Of all the types of tea, black tea is usually the easiest to steep. Use about 1 teaspoon of tea leaves per cup of hot water. The water can be at a rolling boil or nearly boiling. Place the leaves in the boiling water and steep the tea leaves for 2 to 6 minutes. The timing will depend on your tastes and the type of black tea; Darjeeling black teas usually taste better with a shorter steep, for example. Strain out the tea leaves and drink the liquid as is or add milk, sugar, or lemon as desired.

You can use cold water and cold steep ("cold infuse" or "cold brew") your black tea for 4 to 18 hours in the fridge and then strain out the leaves. To make iced black tea, double the amount of tea leaves, steep the tea as usual and then pour the hot tea over ice.

Caffeine Content in Black Tea

Generally speaking, black tea contains between 50 to 90 milligrams of caffeine per cup. However, there are many factors influencing caffeine levels in tea that may make a particular cup of black tea higher or lower, including the tea varietal, the way it is brewed, and whether the leaves are whole or broken. Black tea beverages that include other ingredients like milk and spices will have a lower amount of caffeine than a cup of straight black tea. For example, masala chai will likely have less caffeine than pure Assam tea because it is blended with milk and spices that do not contain caffeine.

Buying and Storing

Many different varieties of black tea, including flavored, are readily available and sold as tea bags or loose leaves. The boxes of tea bags can be purchased at major supermarkets while the pouches or bulk tea leaves are more often found at health food stores, specialty tea shops, and online.

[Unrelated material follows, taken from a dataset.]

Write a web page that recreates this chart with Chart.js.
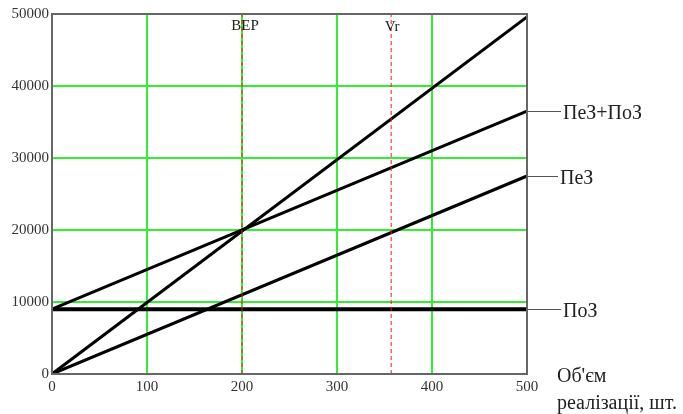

Tea should be kept in a cool, dark place such as a cabinet, drawer, or the pantry. Do not store tea bags or leaves in glass jars as exposure to light will damage the tea over time and alter the flavor. It is best to keep the tea in the manufacturer's box or in a tin container.

Recipes

From a mint iced tea to a hot tea latte, there are lots of ways to prepare black tea. Iced teas are among the most popular black tea recipes, as they are easy to brew and can be enjoyed any day of the year.

Types

There are many types of black tea available, and most commercial brands are blends of black teas with different origins. Popular black tea blends include English breakfast and Irish breakfast. Different tea origins produce different black tea flavor profiles due to their unique terroir. The flavors of single-origin teas can be broadly described based on where they are from.

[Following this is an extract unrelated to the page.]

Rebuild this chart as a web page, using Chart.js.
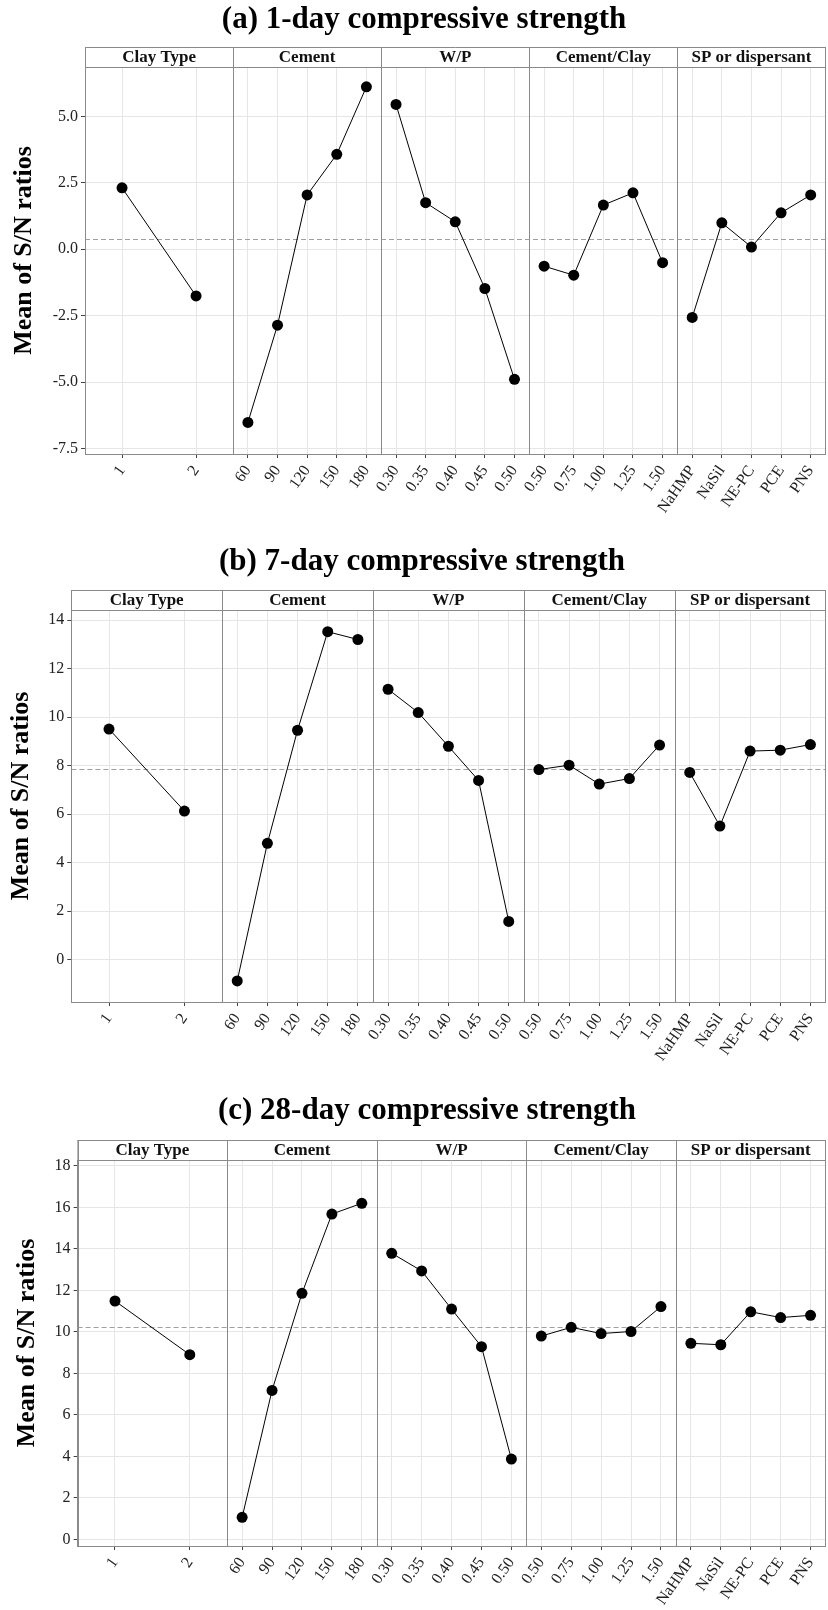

  • India's Assam Black Tea: From the largest growing tea region in the world, this tea is bold, malty, and brisk; ideal when combined with milk and sugar.
  • India's Darjeeling Black Tea: The mountainous region of Darjeeling produces a tea that is delicate, fruity, floral, and light. The season in which it's grown will affect the flavor of the tea. A spring-harvested Darjeeling black tea will have a much lighter, green flavor, whereas a tea harvested slightly later in the year will be sweet and fruity.
  • India's Nilgiri Black Tea: This tea is fragrant and floral, with a subtle sweetness. It has a medium body and mellow taste and is ideal for making iced teas.
  • Sri Lanka's Ceylon Black Tea: This tea varies by origin but is generally bold, strong, and rich, and sometimes has notes of chocolate or spice.
  • China's Keemun Black Tea: Winelike, fruity, and floral, this tea can also have piney and tobaccolike aromas, depending on the variety. The flavor is mellow and smooth.
  • China's Yunnan Black Tea: Grown in the higher elevations of the Yunnan Province, this tea evokes the flavors of chocolate and malt, sometimes with notes of spice.
  • Africa's Kenyan Black Tea: This African tea is bold, astringent, and dark. Introduced into the black tea family in the early 1900s, Kenyan black tea is considered a newcomer.

Black tea is also used to create blends that are flavored with fruit, flowers, and spices, and exhibit a wide range of flavor profiles depending on their ingredients. Classic flavored black tea blends include Earl Grey, which is flavored with bergamot essential oil or citrus flavor, and masala chai, which is blended with various spices. In recent years, many tea companies have started to offer more exotic and nontraditional black tea blends, including flavors like chocolate or vanilla, wood or smoke, tropical fruits, warming spices, and dried herbs.